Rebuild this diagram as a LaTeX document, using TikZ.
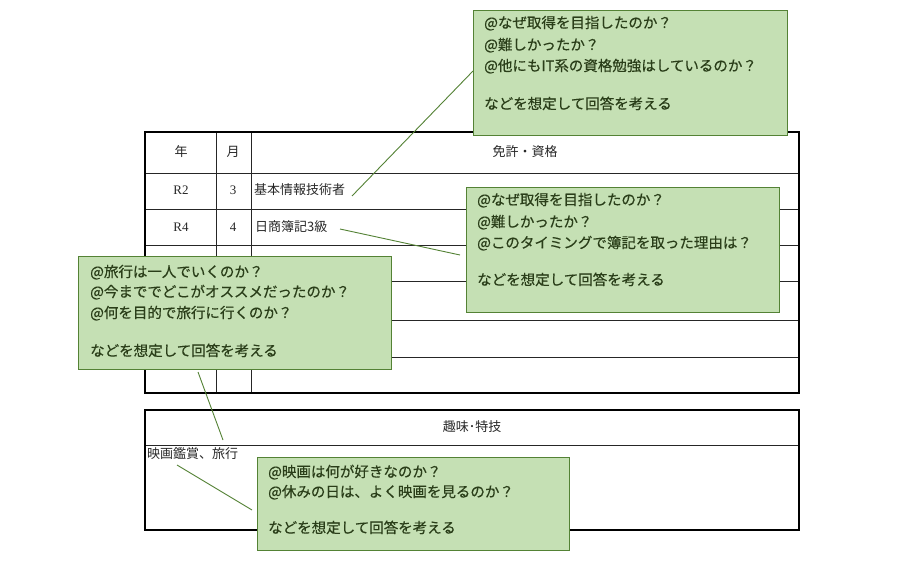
\documentclass[tikz,border=0pt]{standalone}
\usepackage{fontspec}
\setmainfont{Liberation Serif}
\newfontfamily\jp{Noto Sans CJK JP}
\newfontfamily\jpc[FakeBold=0.4]{Noto Sans CJK JP}
\definecolor{cfill}{RGB}{197,224,180}
\definecolor{cedge}{RGB}{84,130,53}
\definecolor{ctext}{RGB}{42,62,25}
\definecolor{ttext}{RGB}{40,40,40}
\begin{document}
\begin{tikzpicture}[x=1pt,y=-1pt,
 callout/.style={draw=cedge, fill=cfill, line width=1pt, rectangle, inner sep=0, anchor=north west},
 ctxt/.style={anchor=base west, inner sep=0, text=ctext, font=\jpc\fontsize{14.5}{17}\selectfont},
 cell/.style={inner sep=0, text=ttext, font=\jp\fontsize{13}{15}\selectfont},
 num/.style={inner sep=0, text=ttext, font=\fontsize{13}{15}\selectfont},
 outerline/.style={line width=1.6pt, black},
 innerline/.style={line width=0.9pt, black!85},
 conn/.style={draw=cedge, line width=0.9pt}]

\useasboundingbox[fill=white] (0,0) rectangle (923,562);

% ---- licence table ----
\foreach \yy in {173,209,245,281,320,357}{\draw[innerline] (145,\yy) -- (799,\yy);}
\draw[innerline] (216,132) -- (216,393);
\draw[innerline] (251,132) -- (251,393);
\draw[outerline] (145,132) rectangle (799,393);

\node[cell] (hy) at (181,152) {年};
\node[cell] (hm) at (233,152) {月};
\node[cell] (hl) at (525,152) {免許・資格};
\node[num] (r2) at (181,190) {R2};
\node[num] (m3) at (233,190) {3};
\node[cell, anchor=west] (kihon) at (254,190) {基本情報技術者};
\node[num] (r4) at (181,227) {R4};
\node[num] (m4) at (233,227) {4};
\node[cell, anchor=west] (boki) at (255,227) {日商簿記3級};

% ---- hobby table ----
\draw[innerline] (145,445) -- (799,445);
\draw[outerline] (145,410) rectangle (799,530);
\node[cell] (hh) at (472,427) {趣味･特技};
\node[cell, anchor=west] (hobby) at (147,454) {映画鑑賞、旅行};

% ---- connectors ----
\coordinate (k1) at (352,196);
\coordinate (k1e) at (473,71);
\coordinate (k2) at (340,229);
\coordinate (k2e) at (460,255);
\coordinate (k3) at (198,372);
\coordinate (k3e) at (223,440);
\coordinate (k4) at (177,465);
\coordinate (k4e) at (252,510);
\draw[conn] (k1) -- (k1e);
\draw[conn] (k2) -- (k2e);
\draw[conn] (k3) -- (k3e);
\draw[conn] (k4) -- (k4e);

% ---- callouts ----
\node[callout, minimum width=314, minimum height=125] (c1) at (473,10) {};
\node[ctxt] (c1a) at (484,28) {@なぜ取得を目指したのか？};
\node[ctxt] (c1b) at (484,50) {@難しかったか？};
\node[ctxt] (c1c) at (484,71) {@他にもIT系の資格勉強はしているのか？};
\node[ctxt] (c1d) at (484,109) {などを想定して回答を考える};

\node[callout, minimum width=313, minimum height=125] (c2) at (466,187) {};
\node[ctxt] (c2a) at (477,205) {@なぜ取得を目指したのか？};
\node[ctxt] (c2b) at (477,227) {@難しかったか？};
\node[ctxt] (c2c) at (477,248) {@このタイミングで簿記を取った理由は？};
\node[ctxt] (c2d) at (477,285) {などを想定して回答を考える};

\node[callout, minimum width=313, minimum height=113] (c3) at (78,256) {};
\node[ctxt] (c3a) at (90,277) {@旅行は一人でいくのか？};
\node[ctxt] (c3b) at (90,297) {@今まででどこがオススメだったのか？};
\node[ctxt] (c3c) at (90,318) {@何を目的で旅行に行くのか？};
\node[ctxt] (c3d) at (90,356) {などを想定して回答を考える};

\node[callout, minimum width=312, minimum height=93] (c4) at (257,457) {};
\node[ctxt] (c4a) at (268,477) {@映画は何が好きなのか？};
\node[ctxt] (c4b) at (268,497) {@休みの日は、よく映画を見るのか？};
\node[ctxt] (c4c) at (268,533) {などを想定して回答を考える};
\end{tikzpicture}
\end{document}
* * *
* _Set task_
Keep the pictures out of the copy and write out the data exactly as it stands.

* _Result for this exercise_
Rebuild this diagram as a LaTeX document, using TikZ.
\documentclass[tikz,border=0pt]{standalone}
\usepackage{fontspec}
\setmainfont{Liberation Serif}
\newfontfamily\jp{Noto Sans CJK JP}
\newfontfamily\jpc[FakeBold=0.4]{Noto Sans CJK JP}
\definecolor{cfill}{RGB}{197,224,180}
\definecolor{cedge}{RGB}{84,130,53}
\definecolor{ctext}{RGB}{42,62,25}
\definecolor{ttext}{RGB}{40,40,40}
\begin{document}
\begin{tikzpicture}[x=1pt,y=-1pt,
 callout/.style={draw=cedge, fill=cfill, line width=1pt, rectangle, inner sep=0, anchor=north west},
 ctxt/.style={anchor=base west, inner sep=0, text=ctext, font=\jpc\fontsize{14.5}{17}\selectfont},
 cell/.style={inner sep=0, text=ttext, font=\jp\fontsize{13}{15}\selectfont},
 num/.style={inner sep=0, text=ttext, font=\fontsize{13}{15}\selectfont},
 outerline/.style={line width=1.6pt, black},
 innerline/.style={line width=0.9pt, black!85},
 conn/.style={draw=cedge, line width=0.9pt}]

\useasboundingbox[fill=white] (0,0) rectangle (923,562);

% ---- licence table ----
\foreach \yy in {173,209,245,281,320,357}{\draw[innerline] (145,\yy) -- (799,\yy);}
\draw[innerline] (216,132) -- (216,393);
\draw[innerline] (251,132) -- (251,393);
\draw[outerline] (145,132) rectangle (799,393);

\node[cell] (hy) at (181,152) {年};
\node[cell] (hm) at (233,152) {月};
\node[cell] (hl) at (525,152) {免許・資格};
\node[num] (r2) at (181,190) {R2};
\node[num] (m3) at (233,190) {3};
\node[cell, anchor=west] (kihon) at (254,190) {基本情報技術者};
\node[num] (r4) at (181,227) {R4};
\node[num] (m4) at (233,227) {4};
\node[cell, anchor=west] (boki) at (255,227) {日商簿記3級};

% ---- hobby table ----
\draw[innerline] (145,445) -- (799,445);
\draw[outerline] (145,410) rectangle (799,530);
\node[cell] (hh) at (472,427) {趣味･特技};
\node[cell, anchor=west] (hobby) at (147,454) {映画鑑賞、旅行};

% ---- connectors ----
\coordinate (k1) at (352,196);
\coordinate (k1e) at (473,71);
\coordinate (k2) at (340,229);
\coordinate (k2e) at (460,255);
\coordinate (k3) at (198,372);
\coordinate (k3e) at (223,440);
\coordinate (k4) at (177,465);
\coordinate (k4e) at (252,510);
\draw[conn] (k1) -- (k1e);
\draw[conn] (k2) -- (k2e);
\draw[conn] (k3) -- (k3e);
\draw[conn] (k4) -- (k4e);

% ---- callouts ----
\node[callout, minimum width=314, minimum height=125] (c1) at (473,10) {};
\node[ctxt] (c1a) at (484,28) {@なぜ取得を目指したのか？};
\node[ctxt] (c1b) at (484,50) {@難しかったか？};
\node[ctxt] (c1c) at (484,71) {@他にもIT系の資格勉強はしているのか？};
\node[ctxt] (c1d) at (484,109) {などを想定して回答を考える};

\node[callout, minimum width=313, minimum height=125] (c2) at (466,187) {};
\node[ctxt] (c2a) at (477,205) {@なぜ取得を目指したのか？};
\node[ctxt] (c2b) at (477,227) {@難しかったか？};
\node[ctxt] (c2c) at (477,248) {@このタイミングで簿記を取った理由は？};
\node[ctxt] (c2d) at (477,285) {などを想定して回答を考える};

\node[callout, minimum width=313, minimum height=113] (c3) at (78,256) {};
\node[ctxt] (c3a) at (90,277) {@旅行は一人でいくのか？};
\node[ctxt] (c3b) at (90,297) {@今まででどこがオススメだったのか？};
\node[ctxt] (c3c) at (90,318) {@何を目的で旅行に行くのか？};
\node[ctxt] (c3d) at (90,356) {などを想定して回答を考える};

\node[callout, minimum width=312, minimum height=93] (c4) at (257,457) {};
\node[ctxt] (c4a) at (268,477) {@映画は何が好きなのか？};
\node[ctxt] (c4b) at (268,497) {@休みの日は、よく映画を見るのか？};
\node[ctxt] (c4c) at (268,533) {などを想定して回答を考える};
\end{tikzpicture}
\end{document}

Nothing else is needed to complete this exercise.